When a company in Ghana becomes insolvent — unable to pay its debts as they fall due — the law requires a formal process for winding up affairs, paying creditors as far as possible, and distributing any remaining assets. Directors who continue trading while insolvent face personal liability. Here's how the process works.
Signs of Insolvency
A company is insolvent when it either:
- Cash flow insolvent: Cannot pay its debts as they fall due, OR
- Balance sheet insolvent: Total liabilities exceed total assets
Voluntary Liquidation
When shareholders decide to wind up a solvent or insolvent company:
- Members' voluntary liquidation (MVL): Used when the company is solvent — shareholders pass a special resolution, appoint a liquidator, pay all debts, distribute surplus to shareholders
- Creditors' voluntary liquidation (CVL): Used when insolvent — directors call a creditors' meeting, creditors appoint a liquidator, liquidator realises assets and pays creditors
Compulsory (Court) Liquidation
A court winds up the company on petition from:
- A creditor owed money the company cannot pay
- The company itself
- The Registrar General (for non-compliance with filing requirements)
The High Court appoints an Official Liquidator. This is slower and more expensive than voluntary liquidation — it should be a last resort.
Receivership
A receiver is appointed by a secured creditor (typically a bank) when a company defaults on a secured loan. The receiver's job is not to wind up the company but to realise the secured assets and repay the secured creditor. The company may survive receivership if assets exceed the secured debt.
Order of Payment in Insolvency
When a company is wound up, creditors are paid in a strict order:
- Secured creditors (against their specific security)
- Liquidation costs and expenses
- Preferential debts: employee wages (up to a limit), SSNIT contributions, GRA tax (up to 12 months)
- Unsecured creditors (ratably — each gets the same proportion)
- Shareholders (whatever remains, if anything)
Unsecured creditors often receive little or nothing in insolvent liquidations. This is why secured credit is so valuable to lenders.
Director Duties When Insolvent
Once directors know or ought to know the company is insolvent, they must:
- Stop taking on new credit and new obligations
- Not prefer one creditor over another (paying friends/family first)

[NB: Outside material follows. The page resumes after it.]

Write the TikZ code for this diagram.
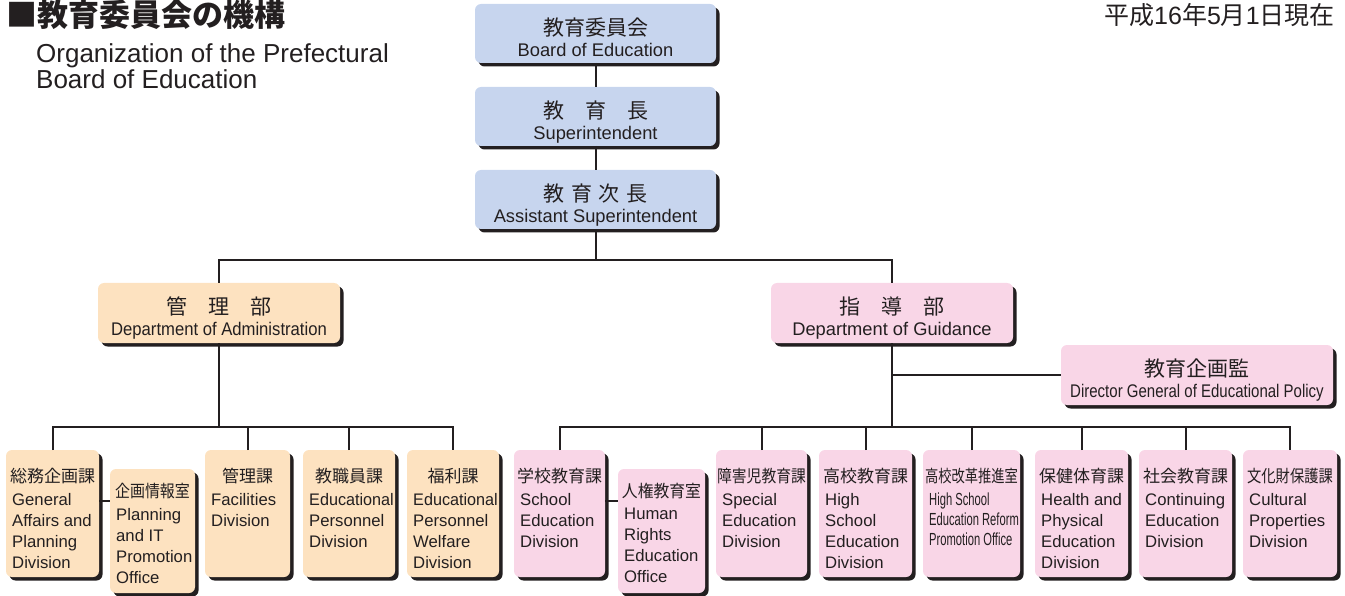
\documentclass[tikz,border=0pt]{standalone}
\usepackage{fontspec}
\usepackage{graphicx}
\setmainfont{Liberation Sans}
\newfontfamily\jp{Noto Sans CJK JP}
\usetikzlibrary{shadows,calc}
\definecolor{ink}{HTML}{231F20}
\definecolor{bluefill}{HTML}{C7D5EE}
\definecolor{orangefill}{HTML}{FDE2C0}
\definecolor{pinkfill}{HTML}{F9D6E7}
\newcommand\mkbox[6]{\node[boxbase,#2,anchor=north west,minimum width=#5pt,minimum height=#6pt] (#1) at (#3,#4) {};}
\newcommand\toptext[3]{%
  \node[topjp,anchor=base] (#1j) at ([yshift=-31.5pt]#1.north) {#2};
  \node[topen,anchor=base] (#1e) at ([yshift=-52.5pt]#1.north) {#3};}
\newcommand\divtext[5]{%
  \node[divjp,anchor=base] (#1j) at ([yshift=-#4pt]#1.north) {#2};
  \node[diven,anchor=north west] (#1e) at ([xshift=6pt,yshift=-#5pt]#1.north west) {#3};}
\begin{document}
\begin{tikzpicture}[x=1pt,y=-1pt,
  boxbase/.style={rectangle,rounded corners=6pt,inner sep=0pt,outer sep=0pt,
    drop shadow={shadow xshift=3.5pt,shadow yshift=-3.5pt,fill=ink,opacity=1}},
  bluebox/.style={fill=bluefill},
  orangebox/.style={fill=orangefill},
  pinkbox/.style={fill=pinkfill},
  conn/.style={draw=ink,line width=2pt},
  topjp/.style={inner sep=0pt,text=ink,font=\jp\fontsize{21}{21}\selectfont},
  topen/.style={inner sep=0pt,text=ink,font=\fontsize{18.3}{21}\selectfont},
  divjp/.style={inner sep=0pt,text=ink,font=\jp\fontsize{17}{20}\selectfont},
  diven/.style={inner sep=0pt,text=ink,align=left,font=\fontsize{16.7}{21}\selectfont},
  ttl/.style={inner sep=0pt,text=ink},
]
\useasboundingbox (0,0) rectangle (1345,596);

% title
\node[ttl,anchor=base west,font=\jp\bfseries\fontsize{31}{31}\selectfont] (title) at (6,27) {■教育委員会の機構};
\node[ttl,anchor=base west,font=\fontsize{26}{26}\selectfont] (sub1) at (36,63) {Organization of the Prefectural};
\node[ttl,anchor=base west,font=\fontsize{26}{26}\selectfont] (sub2) at (36,89) {Board of Education};
\node[ttl,anchor=base east,font=\fontsize{25}{25}\selectfont] (date) at (1335,25) {{\jp 平成}16{\jp 年}5{\jp 月}1{\jp 日現在}};

% boxes
\mkbox{top1}{bluebox}{475}{4}{241}{59}
\mkbox{top2}{bluebox}{475}{87}{241}{59}
\mkbox{top3}{bluebox}{475}{170}{241}{59}
\mkbox{dept1}{orangebox}{98}{283}{242}{60}
\mkbox{dept2}{pinkbox}{771}{283}{242}{60}
\mkbox{pol}{pinkbox}{1061}{345}{272}{60}
\mkbox{A1}{orangebox}{6}{450}{93}{127}
\mkbox{A2}{orangebox}{110}{469}{85}{124}
\mkbox{A3}{orangebox}{205}{450}{85}{127}
\mkbox{A4}{orangebox}{303}{450}{92}{127}
\mkbox{A5}{orangebox}{407}{450}{92}{127}
\mkbox{B1}{pinkbox}{514}{450}{91}{127}
\mkbox{B2}{pinkbox}{618}{469}{87}{124}
\mkbox{B3}{pinkbox}{716}{450}{91}{127}
\mkbox{B4}{pinkbox}{819}{450}{93}{127}
\mkbox{B5}{pinkbox}{923}{450}{97}{127}
\mkbox{B6}{pinkbox}{1035}{450}{93}{127}
\mkbox{B7}{pinkbox}{1139}{450}{93}{127}
\mkbox{B8}{pinkbox}{1243}{450}{94}{127}

% connectors
\coordinate (bus1) at (0,260);
\coordinate (bus2) at (0,427);
\coordinate (side) at (0,501);
\draw[conn] (top1.south) -- (top2.north);
\draw[conn] (top2.south) -- (top3.north);
\draw[conn] (top3.south) -- (top3.south |- bus1);
\draw[conn] (dept1.north) -- (dept1.north |- bus1) -- (dept2.north |- bus1) -- (dept2.north);
\draw[conn] (dept1.south) -- (dept1.south |- bus2);
\draw[conn] (A1.north) -- (A1.north |- bus2) -- (A5.north |- bus2) -- (A5.north);
\draw[conn] (A3.north) -- (A3.north |- bus2);
\draw[conn] (A4.north) -- (A4.north |- bus2);
\draw[conn] (A1.east |- side) -- (A2.west |- side);
\draw[conn] (dept2.south) -- (dept2.south |- bus2);
\draw[conn] (dept2.south |- pol.west) -- (pol.west);
\draw[conn] (B1.north) -- (B1.north |- bus2) -- (B8.north |- bus2) -- (B8.north);
\foreach \b in {B3,B4,B5,B6,B7} {\draw[conn] (\b.north) -- (\b.north |- bus2);}
\draw[conn] (B1.east |- side) -- (B2.west |- side);

% texts
\toptext{top1}{教育委員会}{Board of Education}
\toptext{top2}{教　育　長}{Superintendent}
\toptext{top3}{教\hspace{0.33em}育\hspace{0.33em}次\hspace{0.33em}長}{Assistant Superintendent}
\toptext{dept1}{管　理　部}{\scalebox{0.91}[1]{Department of Administration}}
\toptext{dept2}{指　導　部}{Department of Guidance}
\toptext{pol}{教育企画監}{\scalebox{0.82}[1]{Director General of Educational Policy}}

\divtext{A1}{総務企画課}{General\\Affairs and\\Planning\\Division}{32}{43}
\divtext{A2}{\scalebox{0.88}[1]{企画情報室}}{Planning\\and IT\\Promotion\\Office}{28}{39}
\divtext{A3}{管理課}{Facilities\\Division}{32}{43}
\divtext{A4}{教職員課}{\scalebox{0.97}[1]{Educational}\\Personnel\\Division}{32}{43}
\divtext{A5}{福利課}{\scalebox{0.97}[1]{Educational}\\Personnel\\Welfare\\Division}{32}{43}
\divtext{B1}{学校教育課}{School\\Education\\Division}{32}{43}
\divtext{B2}{\scalebox{0.93}[1]{人権教育室}}{Human\\Rights\\Education\\Office}{28}{39}
\divtext{B3}{\scalebox{0.87}[1]{障害児教育課}}{Special\\Education\\Division}{32}{43}
\divtext{B4}{高校教育課}{High\\School\\Education\\Division}{32}{43}
\divtext{B5}{\scalebox{0.78}[1]{高校改革推進室}}{\scalebox{0.64}[1]{\fontsize{17.5}{20}\selectfont High School}\\[-1pt]\scalebox{0.64}[1]{\fontsize{17.5}{20}\selectfont Education Reform}\\[-1pt]\scalebox{0.64}[1]{\fontsize{17.5}{20}\selectfont Promotion Office}}{32}{43}
\divtext{B6}{保健体育課}{Health and\\Physical\\Education\\Division}{32}{43}
\divtext{B7}{社会教育課}{Continuing\\Education\\Division}{32}{43}
\divtext{B8}{\scalebox{0.84}[1]{文化財保護課}}{Cultural\\Properties\\Division}{32}{43}
\end{tikzpicture}
\end{document}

- Call a creditors' meeting and begin formal insolvency proceedings
- Cooperate fully with any liquidator appointed
Directors who continue trading after insolvency and increase the deficit can be held personally liable for the additional debts incurred — this pierces the corporate veil.
Fraudulent Trading
If directors defraud creditors during insolvency (e.g., transferring assets to related parties at undervalue, accepting credit with no intention of repaying), they face criminal prosecution and civil liability.